HomePolitics‘Factionalism could cost Zanu PF’

‘Factionalism could cost Zanu PF’

Faction-riddled Zanu PF, whose confidence has been boosted by recent poll surveys that showed it was ahead of its rivals, could suffer heavily from the in-fighting that has split it into two camps just three months before the plebiscite, analysts have warned.

Report by Caiphus Chimhete

Elections are set for June or July this year.

But analysts said Zanu PF takes solace in that it is squaring up against an equally fractious MDC-T, which has, over the past years, lost its mobilisation steam and arguably, its support base.

The issue of factionalism in Zanu PF came to a head after traditional party rivals, Vice-President Joice Mujuru and Defence minister Emmerson Mnagangwa held separate events in the same vicinity a fortnight ago.

This set tongues wagging in Zanu PF echelons as this was an unusual occurrence in the party, especially when one of the meetings involved a member of the presidium.

Both Mujuru and Mnangagwa are positioning themselves to succeed 89-year-old President Robert Mugabe, who has been ruling the country uninterrupted since the country’s independence in 1980.

National Association of Non-governmental Organisations (Nango) chairperson, Effie Ncube said Zanu PF had to heal internal divisions if it entertained hopes of winning the next polls.

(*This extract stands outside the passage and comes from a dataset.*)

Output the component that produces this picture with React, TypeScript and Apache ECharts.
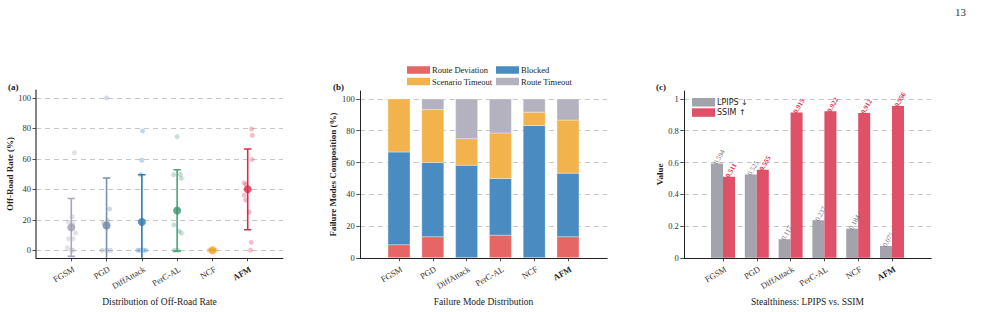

He noted that factionalism had also devoured the rank and file supporters in the party.

“It [factionalism] is at the apex of the party and goes down to the lowest level,” said Ncube. “Remember, the party suspended the elections of DCC [District Coordinating Committee] executives because of factionalism. They can’t ignore this issue for too long because it has a significant bearing on the outcome of the polls.”

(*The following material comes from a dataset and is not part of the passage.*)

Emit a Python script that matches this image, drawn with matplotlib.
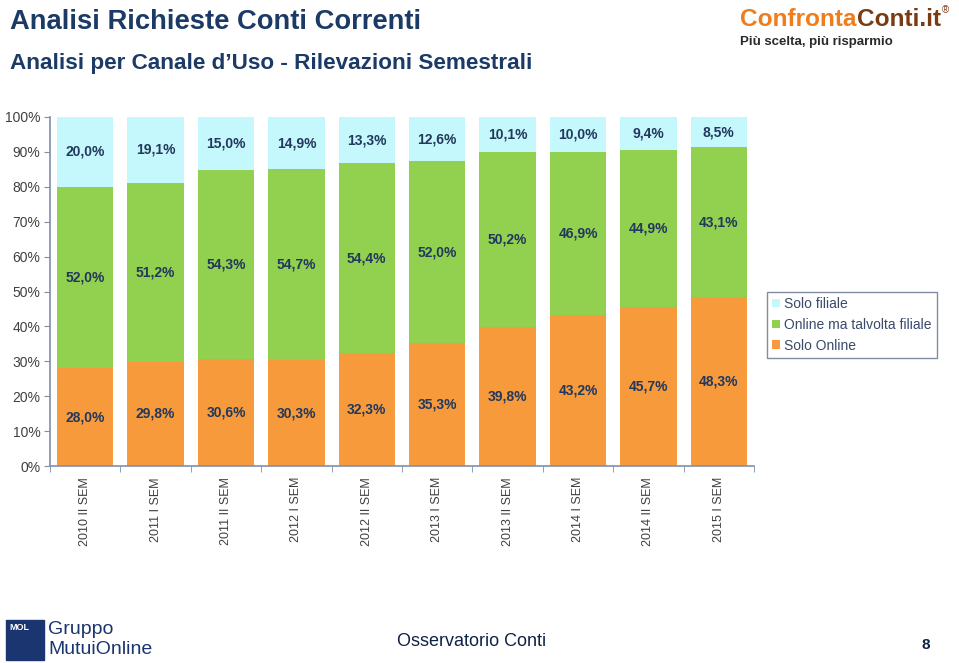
import matplotlib
matplotlib.use("Agg")
import matplotlib.pyplot as plt
from matplotlib.patches import Rectangle
import numpy as np

plt.rcParams['font.family'] = ['Liberation Sans', 'DejaVu Sans']

categories = ['2010 II SEM', '2011 I SEM', '2011 II SEM', '2012 I SEM', '2012 II SEM',
              '2013 I SEM', '2013 II SEM', '2014 I SEM', '2014 II SEM', '2015 I SEM']
solo_online = [28.0, 29.8, 30.6, 30.3, 32.3, 35.3, 39.8, 43.2, 45.7, 48.3]
online_filiale = [52.0, 51.2, 54.3, 54.7, 54.4, 52.0, 50.2, 46.9, 44.9, 43.1]
solo_filiale = [20.0, 19.1, 15.0, 14.9, 13.3, 12.6, 10.1, 10.0, 9.4, 8.5]
series_names = ['Solo Online', 'Online ma talvolta filiale', 'Solo filiale']
yticks = [0, 10, 20, 30, 40, 50, 60, 70, 80, 90, 100]

c_orange = '#F79A3C'
c_green = '#92D050'
c_cyan = '#C4F8FC'
navy = '#1B3A66'
label_col = '#22385C'
axis_col = '#7F8FAA'

fig = plt.figure(figsize=(9.59, 6.63), dpi=100)
ax = fig.add_axes([50 / 959, 1 - 466 / 663, 704 / 959, 349 / 663])

x = np.arange(len(categories))
w = 0.8
b1 = ax.bar(x, solo_online, w, color=c_orange, label=series_names[0])
b2 = ax.bar(x, online_filiale, w, bottom=solo_online, color=c_green, label=series_names[1])
bot3 = np.array(solo_online) + np.array(online_filiale)
b3 = ax.bar(x, solo_filiale, w, bottom=bot3, color=c_cyan, label=series_names[2])

def fmt(v):
    return f"{v:.1f}".replace('.', ',') + '%'

for i in x:
    ax.text(i, solo_online[i] / 2, fmt(solo_online[i]), ha='center', va='center',
            fontsize=10, fontweight='bold', color=label_col)
    ax.text(i, solo_online[i] + online_filiale[i] / 2, fmt(online_filiale[i]), ha='center',
            va='center', fontsize=10, fontweight='bold', color=label_col)
    ax.text(i, bot3[i] + solo_filiale[i] / 2, fmt(solo_filiale[i]), ha='center', va='center',
            fontsize=10, fontweight='bold', color=label_col)

ax.set_xlim(-0.5, len(categories) - 0.5)
ax.set_ylim(0, 100)
ax.set_yticks(yticks)
ax.set_yticklabels([f"{t}%" for t in yticks], fontsize=10, color='#404040')
ax.set_xticks(x)
ax.set_xticklabels(categories, rotation=90, fontsize=9, color='#404040')
ax.tick_params(axis='x', length=0, pad=8)
ax.set_xticks(np.arange(-0.5, len(categories), 1), minor=True)
ax.tick_params(axis='x', which='minor', length=4, color=axis_col, direction='out')
ax.tick_params(axis='y', length=4, color=axis_col, direction='out', pad=3)
for s in ['top', 'right']:
    ax.spines[s].set_visible(False)
for s in ['left', 'bottom']:
    ax.spines[s].set_color(axis_col)
    ax.spines[s].set_linewidth(1.2)

handles = [b3, b2, b1]
leg = ax.legend(handles, [series_names[2], series_names[1], series_names[0]],
                loc='upper left', bbox_to_anchor=(767 / 959, 1 - 292 / 663),
                bbox_transform=fig.transFigure, fontsize=10, frameon=True, fancybox=False,
                handlelength=0.6, handleheight=0.6, handletextpad=0.3, borderpad=0.35,
                labelspacing=0.5, borderaxespad=0)
leg.get_frame().set_edgecolor('#5F6F8C')
leg.get_frame().set_linewidth(1.0)
for t in leg.get_texts():
    t.set_color('#3A4A6A')

# titles
fig.text(10 / 959, 1 - 22 / 663, 'Analisi Richieste Conti Correnti', fontsize=19.7,
         fontweight='bold', color=navy, va='center', ha='left')
fig.text(10 / 959, 1 - 63 / 663, 'Analisi per Canale d\u2019Uso - Rilevazioni Semestrali',
         fontsize=16.2, fontweight='bold', color=navy, va='center', ha='left')

# ConfrontaConti logo, sized to fit 740..943 px
fig.canvas.draw()
r = fig.canvas.get_renderer()
probe = fig.text(0, 0, 'ConfrontaConti.it', fontsize=20, fontweight='bold')
pw = probe.get_window_extent(r).width
probe.remove()
lsize = 20 * 200 / pw
t1 = fig.text(740 / 959, 1 - 20 / 663, 'Confronta', fontsize=lsize, fontweight='bold',
              color='#F07C1C', va='center', ha='left')
bb = t1.get_window_extent(r)
t2 = fig.text(bb.x1 / 959, 1 - 20 / 663, 'Conti.it', fontsize=lsize, fontweight='bold',
              color='#7A3A12', va='center', ha='left')
bb2 = t2.get_window_extent(r)
fig.text(bb2.x1 / 959 + 0.001, 1 - 10 / 663, '\u00ae', fontsize=7, color='#7A3A12',
         va='center', ha='left')
fig.text(740 / 959, 1 - 42 / 663, 'Più scelta, più risparmio', fontsize=9.5,
         fontweight='bold', color='#2A2A2A', va='center', ha='left')

# bottom logo
fig.patches.append(Rectangle((6 / 959, 1 - 660 / 663), 38 / 959, 40 / 663,
                             transform=fig.transFigure, color='#1B3570'))
fig.text(9 / 959, 1 - 627 / 663, 'MOL', fontsize=6.5, fontweight='bold', color='white',
         va='center', ha='left')
fig.text(48 / 959, 1 - 630 / 663, 'Gruppo', fontsize=14, color='#1B3570', va='center',
         ha='left', stretch='condensed')
fig.text(48 / 959, 1 - 650 / 663, 'MutuiOnline', fontsize=14, color='#1B3570', va='center',
         ha='left')
fig.text(472 / 959, 1 - 641 / 663, 'Osservatorio Conti', fontsize=13, color='#0F2246',
         va='center', ha='center')
fig.text(926 / 959, 1 - 645 / 663, '8', fontsize=11, fontweight='bold', color='#0F2246',
         va='center', ha='center')

fig.savefig('out.png', dpi=100)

Last year Zanu PF disbanded the powerful DCCs after it emerged that the factions were promoting candidates in their camps.

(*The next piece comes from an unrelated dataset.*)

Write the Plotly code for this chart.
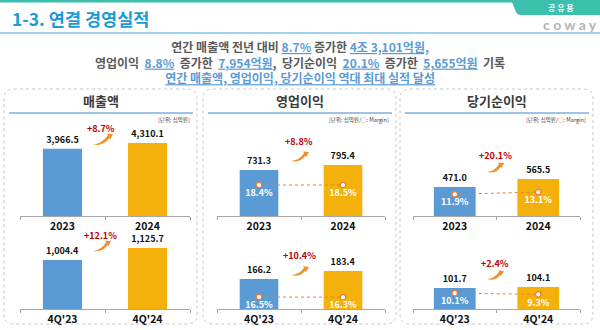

In the past few months, Zanu PF political commissar, Webster Shamu has made endless trips to Bulawayo, Masvingo and Mutare in an attempt to address the issue of factionalism.

Political analyst, Phillip Pasirayi also believes factionalism would further divide and weaken Zanu PF ahead of the crunch harmonised elections.

“Already, the political campaigns and mobilisation for the party’s primaries is showing these divisions as both Mujuru and Mnangagwa seek to outwit each other,” he said. “The Mnangagwa faction has a mountain to climb though because the party’s presidium is populated by Mujuru loyalists who have in the past emphasised that there is a procedure and hierarchy to be followed on the succession issue.”

Pasirayi believes the fight between supporters of Mnangagwa and Mujuru would become more pronounced during the party’s forthcoming primary elections.

Profiles and backgrounds of candidates who will represent Zanu PF either as councillors or MPs in some provinces are going to be scrutinised, he said.

“Those candidates who do not show or demonstrate their loyalty to either faction will be blocked depending on which faction is powerful in a particular province,” he said.

Ncube said if factionalism was not addressed, disgruntled Zanu PF members would abscond from voting or would vote for a rival as happened in 2008, in what later became the “bhora musango” [sabotage] strategy in Zanu PF circles.

But Pasirayi differed saying the possibility of a protest vote in the forthcoming elections was distant.

“Unlike in the 2008 elections, Zanu PF MPs and councillors are solidly behind President Mugabe because they fear the reprisals and know the cover and protection that they got from him for their ill-gotten wealth,” he said. “Mugabe’s cronies will lead a ‘bhora mugedhi’ [pro-Mugabe] campaign this time around as a way to pay him back.”

Pasirayi said MDC-T’s chances in the coming elections would be determined by how well the party was able to articulate its electoral agenda and demonstrate that they are a viable alternative. It has so far lost key constituencies like the National Constitutional Assembly (NCA), labour and students, who have helped in previous campaigns.

“So far, the MDC-T has not been able to coherently put together an electoral agenda that is pro-poor to debunk Zanu PF’s so-called indigenisation and empowerment programme,” said Pasirayi. “If the party leadership [MDC-T] is serious about winning the polls, there is need to build bridges with these key constituencies and craft a pro-poor national agenda that addresses the bread and butter issues of the majority poor.”

Ncube seemed to agree saying MDC-T supporters were not as well-motivated as they were in previous elections. Issues of corruption, nepotism and factionalism have also dogged the party in recent years.
“This election is going to be very close,” said Ncube. “The party that will win elections will have to do more in terms of motivating its supporters to go and vote but Zanu PF has to do more because it has misgoverned the country for the past 33 years.”